Character Analysis Pilar

 

Pilar is the gypsy mujer of Pablo. She has been with him for several years, and one of the purposes she serves in the book is to give the reader background information. It is through her that we see the beginning of "the movement," the way life was before the war, and the courage of Pablo before he "went bad." Pilar also plays a major part, through references to her reading of Jordan's palm, in maintaining the feeling of impending doom.

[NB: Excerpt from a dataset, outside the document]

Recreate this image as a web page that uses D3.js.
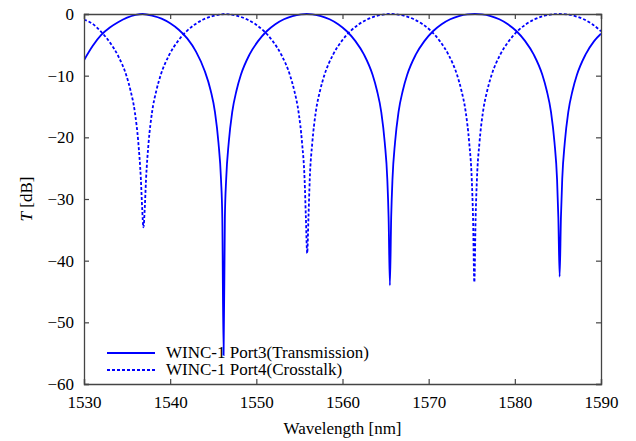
<!DOCTYPE html>
<html>
<head>
<meta charset="utf-8">
<script src="https://cdn.jsdelivr.net/npm/d3@7"></script>
<style>
  body { margin: 0; background: #fff; }
  text { font-family: "Liberation Serif", "Times New Roman", serif; }
</style>
</head>
<body>
<div id="chart"></div>
<script>
// values (wavelength in nm, T in dB)
const transWl = [1530, 1531, 1532, 1533, 1534, 1535, 1536, 1536.8, 1538, 1539, 1540, 1541, 1542, 1543, 1544,
  1544.7, 1545.2, 1545.6, 1545.9, 1546.05, 1546.2, 1546.35, 1546.5, 1546.8, 1547.2, 1547.7, 1548.2,
  1549.2, 1550.2, 1551.2, 1552.2, 1553.2, 1554.2, 1555.2, 1555.85, 1556.5, 1557.5, 1558.5, 1559.5,
  1560.5, 1561.5, 1562.5, 1563.5, 1564.0, 1564.5, 1564.9, 1565.2, 1565.35, 1565.5, 1565.65, 1565.8,
  1566.1, 1566.5, 1567.0, 1567.5, 1568.5, 1569.5, 1570.5, 1571.5, 1572.5, 1573.5, 1574.5, 1575.35,
  1576.2, 1577.2, 1578.2, 1579.2, 1580.2, 1581.2, 1582.2, 1583.2, 1583.7, 1584.2, 1584.6, 1584.9,
  1585.05, 1585.2, 1585.35, 1585.5, 1585.8, 1586.2, 1586.7, 1587.2, 1588.2, 1589.2, 1590];
const transDb = [-7.5, -5.2, -3.4, -2.2, -1.3, -0.6, -0.15, 0, -0.3, -0.75, -1.5, -2.55, -4.0, -6.1, -9.2,
  -12.4, -15.9, -20.8, -26.8, -33, -55.3, -33, -26.8, -20.8, -15.9, -12.4, -9.9,
  -6.6, -4.4, -2.8, -1.66, -0.86, -0.34, -0.06, 0, -0.06, -0.34, -0.86, -1.66,
  -2.8, -4.4, -6.6, -9.9, -12.4, -15.9, -20.8, -26.8, -33, -44.0, -33, -26.8,
  -20.8, -15.9, -12.4, -9.9, -6.6, -4.4, -2.8, -1.66, -0.86, -0.34, -0.06, 0,
  -0.06, -0.34, -0.86, -1.66, -2.8, -4.4, -6.6, -9.9, -12.4, -15.9, -20.8, -26.8,
  -33, -42.6, -33, -26.8, -20.8, -15.9, -12.4, -9.9, -6.6, -4.4, -3.2];

const crossWl = [1530, 1531, 1532, 1533, 1534, 1534.9, 1535.4, 1535.9, 1536.3, 1536.6, 1536.75, 1536.9,
  1537.05, 1537.2, 1537.5, 1537.9, 1538.4, 1538.9, 1539.9, 1540.9, 1541.9, 1542.9, 1543.9, 1544.9,
  1545.9, 1546.4, 1546.9, 1547.9, 1548.9, 1549.9, 1550.9, 1551.9, 1552.9, 1553.9, 1554.4, 1554.9,
  1555.3, 1555.6, 1555.75, 1555.9, 1556.05, 1556.2, 1556.5, 1556.9, 1557.4, 1557.9, 1558.9, 1559.9,
  1560.9, 1561.9, 1562.9, 1563.9, 1564.9, 1565.6, 1566.3, 1567.3, 1568.3, 1569.3, 1570.3, 1571.3,
  1572.3, 1573.3, 1573.8, 1574.3, 1574.7, 1575.0, 1575.15, 1575.3, 1575.45, 1575.6, 1575.9, 1576.3,
  1576.8, 1577.3, 1578.3, 1579.3, 1580.3, 1581.3, 1582.3, 1583.3, 1584.3, 1585.1, 1586.0, 1587.0,
  1588.0, 1589.0, 1590];
const crossDb = [-0.9, -1.6, -2.9, -4.6, -6.9, -9.9, -12.4, -15.9, -20.8, -26.8, -31.5, -34.6,
  -31.5, -26.8, -20.8, -15.9, -12.4, -9.9, -6.6, -4.4, -2.8, -1.66, -0.86, -0.34,
  -0.06, 0, -0.06, -0.34, -0.86, -1.66, -2.8, -4.4, -6.6, -9.9, -12.4, -15.9,
  -20.8, -26.8, -33, -38.8, -33, -26.8, -20.8, -15.9, -12.4, -9.9, -6.6, -4.4,
  -2.8, -1.66, -0.86, -0.34, -0.06, 0, -0.06, -0.34, -0.86, -1.66, -2.8, -4.4,
  -6.6, -9.9, -12.4, -15.9, -20.8, -26.8, -33, -43.5, -33, -26.8, -20.8, -15.9,
  -12.4, -9.9, -6.6, -4.4, -2.8, -1.66, -0.86, -0.34, -0.06, 0, -0.06, -0.34,
  -0.86, -1.66, -2.8];

const xTicks = [1530, 1540, 1550, 1560, 1570, 1580, 1590];
const yTicks = [0, -10, -20, -30, -40, -50, -60];
const seriesNames = ["WINC-1 Port3(Transmission)", "WINC-1 Port4(Crosstalk)"];

const width = 636;
const height = 441;
const margin = { top: 14, right: 35, bottom: 57, left: 84 };
const blue = "#0000ff";
const frameColor = "#444";
const fontSize = "17px";

const svg = d3.select("#chart")
  .append("svg")
  .attr("width", width)
  .attr("height", height);

const x = d3.scaleLinear()
  .domain([1530, 1590])
  .range([margin.left, width - margin.right]);

const y = d3.scaleLinear()
  .domain([-60, 0])
  .range([height - margin.bottom, margin.top]);

svg.append("clipPath")
  .attr("id", "plot-clip")
  .append("rect")
  .attr("x", x(1530))
  .attr("y", y(0) - 1)
  .attr("width", x(1590) - x(1530))
  .attr("height", y(-60) - y(0) + 2);

const line = d3.line()
  .x(d => x(d[0]))
  .y(d => y(d[1]))
  .curve(d3.curveMonotoneX);

const transData = transWl.map((w, i) => [w, transDb[i]]);
const crossData = crossWl.map((w, i) => [w, crossDb[i]]);

const plot = svg.append("g").attr("clip-path", "url(#plot-clip)");

plot.append("path")
  .datum(crossData)
  .attr("fill", "none")
  .attr("stroke", blue)
  .attr("stroke-width", 1.8)
  .attr("stroke-dasharray", "3,2")
  .attr("d", line);

plot.append("path")
  .datum(transData)
  .attr("fill", "none")
  .attr("stroke", blue)
  .attr("stroke-width", 1.8)
  .attr("d", line);

// axes: ticks point inward on all four sides
const tickLen = 5;
const fmt = d => (d < 0 ? "\u2212" + Math.abs(d) : String(d));

const bottomAxis = svg.append("g")
  .attr("transform", `translate(0,${y(-60)})`)
  .call(d3.axisBottom(x).tickValues(xTicks).tickSize(-tickLen).tickPadding(12).tickFormat(d3.format("d")));

const topAxis = svg.append("g")
  .attr("transform", `translate(0,${y(0)})`)
  .call(d3.axisTop(x).tickValues(xTicks).tickSize(-tickLen).tickFormat(""));

const leftAxis = svg.append("g")
  .attr("transform", `translate(${x(1530)},0)`)
  .call(d3.axisLeft(y).tickValues(yTicks).tickSize(-tickLen).tickPadding(10).tickFormat(fmt));

const rightAxis = svg.append("g")
  .attr("transform", `translate(${x(1590)},0)`)
  .call(d3.axisRight(y).tickValues(yTicks).tickSize(-tickLen).tickFormat(""));

[bottomAxis, topAxis, leftAxis, rightAxis].forEach(g => {
  g.select(".domain").attr("stroke", frameColor).attr("stroke-width", 1.3);
  g.selectAll(".tick line").attr("stroke", frameColor).attr("stroke-width", 1.2);
  g.selectAll(".tick text")
    .attr("fill", "#000")
    .style("font-family", '"Liberation Serif", serif')
    .style("font-size", fontSize);
});

// axis titles
svg.append("text")
  .attr("x", (x(1530) + x(1590)) / 2)
  .attr("y", 434)
  .attr("text-anchor", "middle")
  .style("font-size", fontSize)
  .text("Wavelength [nm]");

const yTitle = svg.append("text")
  .attr("transform", `translate(32,${(y(0) + y(-60)) / 2}) rotate(-90)`)
  .attr("text-anchor", "middle")
  .style("font-size", fontSize);
yTitle.append("tspan").style("font-style", "italic").text("T");
yTitle.append("tspan").text(" [dB]");

// legend
const legend = svg.append("g");
const legendRows = [
  { name: seriesNames[0], dash: null, yPos: 353 },
  { name: seriesNames[1], dash: "3,2", yPos: 370 }
];
legendRows.forEach(r => {
  legend.append("line")
    .attr("x1", 107).attr("x2", 155)
    .attr("y1", r.yPos).attr("y2", r.yPos)
    .attr("stroke", blue)
    .attr("stroke-width", 1.8)
    .attr("stroke-dasharray", r.dash);
  legend.append("text")
    .attr("x", 166)
    .attr("y", r.yPos + 5)
    .style("font-size", fontSize)
    .text(r.name);
});
</script>
</body>
</html>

But even these purposes are not enough for Hemingway. As mentioned above in relation to Pablo, Hemingway does not let his major idea be represented by one character alone. In the book we see Robert Jordan in transition from one concept to another. Pablo, too, is on that same road, a few miles, as it were, ahead of Jordan. And now we find Pilar traveling the same road, but "bringing up the rear." It is she who supplies the allegiance to the cause which is dead in Pablo and dying in Jordan. "I am for the Republic," she says in her showdown with Pablo, "and the Republic is the bridge." She is late, too, in her realization of the real danger involved in the bridge assignment. And it is only in the final pages of the book that she reaches that stage of her transition in which she begins to doubt the value of the cause.

One of the major ideas of the book, then, is the transition, from one belief to another, of the three characters described above. By placing each of these characters at a different stage of development, Hemingway has enabled himself to portray the three stages of this transition and yet retain the emotional intensity provided by the brief time span covered by the book.